Treatment of two patients recently diagnosed with multidrug-resistant tuberculosis will require the Snohomish Health District to hire one new employee — a nurse — at a cost of $84,000.
The nurse’s salary is the single biggest expense in a $140,000 budget approved for treatment of the two patients over the next 12 months.
The patients are the first in Snohomish County to be diagnosed with multidrug-resistant tuberculosis, more serious than typical tuberculosis. Cases of this disease in Washington were first reported in 2008.
Health officials had warned it was just a matter of time before someone living in Snohomish County was diagnosed with the disease.
The health district hopes to hire the nurse by the end of June, joining a team that helps administer drugs to the two patients twice a day every day and monitors their health status, said Tim McDonald, communicable disease director for the public health agency.
Medication costs for the patients are expected to hit $40,000 a year. The patients have to take four or more medications daily for 18 to 24 months.
Living expenses, such as housing and food, are estimated to cost $16,000 over the next year.
The public health agency helps with housing and food costs because the patients generally are restricted to their homes to prevent spread of the disease. If they must leave the house, they have to wear medical masks. These restrictions could continue for months until their health improves.
Earlier this month, health district officials said that two people living in Snohomish County had been diagnosed with multidrug-resistant tuberculosis.
Medications used to treat the more common type of tuberculosis are not potent enough to fend off the infection from the multidrug-resistant type.

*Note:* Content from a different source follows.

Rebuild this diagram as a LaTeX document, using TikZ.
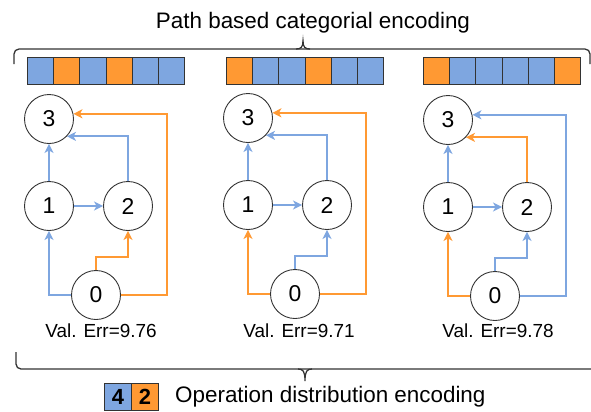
\documentclass[tikz,border=0pt]{standalone}
\usepackage{fontspec}
\setmainfont{Liberation Sans}
\usetikzlibrary{arrows.meta,calc}
\definecolor{opblue}{RGB}{126,166,224}
\definecolor{oporange}{RGB}{255,153,51}
\definecolor{inkgray}{RGB}{51,51,51}
\tikzset{
  opnode/.style={circle,draw=inkgray,line width=0.9bp,fill=white,minimum size=49bp,
    inner sep=0pt,font=\fontsize{23}{26}\selectfont},
  opedge/.style={line width=2.1bp,-{Stealth[length=9bp,width=9bp,inset=2.5bp]}},
  cell/.style={draw=inkgray,line width=0.9bp,minimum width=26.2bp,minimum height=27bp,
    inner sep=0pt,anchor=north west},
  legcell/.style={cell,font=\fontsize{22}{24}\selectfont\bfseries},
  brace/.style={draw=inkgray,line width=1.3bp},
  label/.style={inner sep=0pt,font=\fontsize{19}{22}\selectfont},
  headline/.style={inner sep=0pt,font=\fontsize{22.5}{26}\selectfont},
}
% One cell graph: #1 name prefix, #2/#3 shift,
% colours of the edges 0->1, 0->2, 0->3 and 2->3
\newcommand{\archpanel}[7]{%
  \begin{scope}[shift={(#2,#3)}]
    \node[opnode] (#1n3) at (49,119) {3};
    \node[opnode] (#1n1) at (49,206) {1};
    \node[opnode] (#1n2) at (128,206) {2};
    \node[opnode] (#1n0) at (96,295) {0};
    \coordinate (#1r) at (167,0);
  \end{scope}
  \draw[opedge,color=#4] (#1n0.west) -| (#1n1.south);
  \draw[opedge,color=#5] (#1n0.north) -- ++(0,-13.5) -| (#1n2.south);
  \draw[opedge,color=#6] (#1n0.east) -| (#1r |- #1n3.12) -- (#1n3.12);
  \draw[opedge,color=#7] (#1n2.north) |- (#1n3.-44);
  \draw[opedge,color=opblue] (#1n1) -- (#1n2);
  \draw[opedge,color=opblue] (#1n1) -- (#1n3);
}
\begin{document}
\begin{tikzpicture}[x=1bp,y=-1bp]
  \useasboundingbox (0,0) rectangle (591,411);

  % title and upper brace
  \node[headline] (title) at (313,23) {Path based categorial encoding};
  \draw[brace,rounded corners=5bp] (14,64) -- (14,49) -- (590,49) -- (590,64);
  \draw[brace] (296,49) .. controls (301,49) and (303,47) .. (303,41)
               .. controls (303,47) and (305,49) .. (310,49);

  % path encodings, one cell per edge
  \foreach \bx/\tag/\cols in {
      27/a/{opblue,oporange,opblue,oporange,opblue,opblue},
      226/b/{oporange,opblue,opblue,oporange,opblue,opblue},
      423/c/{oporange,opblue,opblue,opblue,opblue,oporange}}{
    \foreach \c [count=\i from 0] in \cols {
      \node[cell,fill=\c] (\tag cell\i) at (\bx+\i*26.2,57) {};
    }
  }

  % the three cells
  \archpanel{a}{0}{0}{opblue}{oporange}{oporange}{opblue}
  \archpanel{b}{199}{-1}{oporange}{opblue}{oporange}{opblue}
  \archpanel{c}{399}{1}{oporange}{opblue}{opblue}{oporange}

  \node[label] (erra) at (101,331) {Val. Err=9.76};
  \node[label] (errb) at (299,331) {Val. Err=9.71};
  \node[label] (errc) at (498,331) {Val. Err=9.78};

  % lower brace and legend
  \draw[brace,rounded corners=5bp] (16,352) -- (16,369) -- (600,369);
  \draw[brace] (298,369) .. controls (303,369) and (305,371) .. (305,381)
               .. controls (305,371) and (307,369) .. (312,369);
  \node[legcell,fill=opblue,minimum width=27bp] (legfour) at (104,383) {4};
  \node[legcell,fill=oporange,minimum width=27bp] (legtwo) at (131,383) {2};
  \node[headline,anchor=west] (legtext) at (175,397) {Operation distribution encoding};
\end{tikzpicture}
\end{document}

The specialized antibiotics needed to treat the tougher-to-treat tuberculosis infections are far more expensive than those needed to treat patients with more typical tuberculosis.
It’s critical that patients infected with multidrug-resistant tuberculosis take their medications absolutely as prescribed, health officials say. If they don’t, they could die from the disease or spread it to others.
The multidrug-resistant tuberculosis cases in Snohomish County are among five such cases reported so far this year in Washington. Two cases also have been reported in King County and one from Whatcom County, according to the state Department of Health.
The two Snohomish County patients must be checked on twice a day, seven days a week, McDonald said. Each appointment takes about two hours.
“The patient is quite sick … so you need to do a significant medical evaluation and assessment” every time medications are administered, he said.
It could take up to two years for one of the patients to be cured, McDonald said, and the second patient could heal slightly quicker.
Health district staff donated a television and laptop computer to the patients to help keep them entertained while they recover, McDonald said. The health district also is trying to get a donation of a high-speed Internet connection for the patients.
Citing privacy concerns and the stigma associated with the disease, health officials have declined to give any other information about the patients, such as where they live, and whether they are men or women. However, they did say that the two patients do not know each other.
The health district continues to investigate contacts of the two patients to see if anyone else has been infected with this more serious type of tuberculosis.
Many people exposed to tuberculosis do not become infected, and only a fraction of the people who are infected have an active case of the disease.
Those who are infected have about a 1-in-10 lifetime risk of developing active tuberculosis.
Tuberculosis is a bacterial infection of the lungs that can spread to other parts of the body. If left untreated, it destroys lung tissue, but generally it progresses slowly.
Symptoms include weight loss, night sweats and coughing.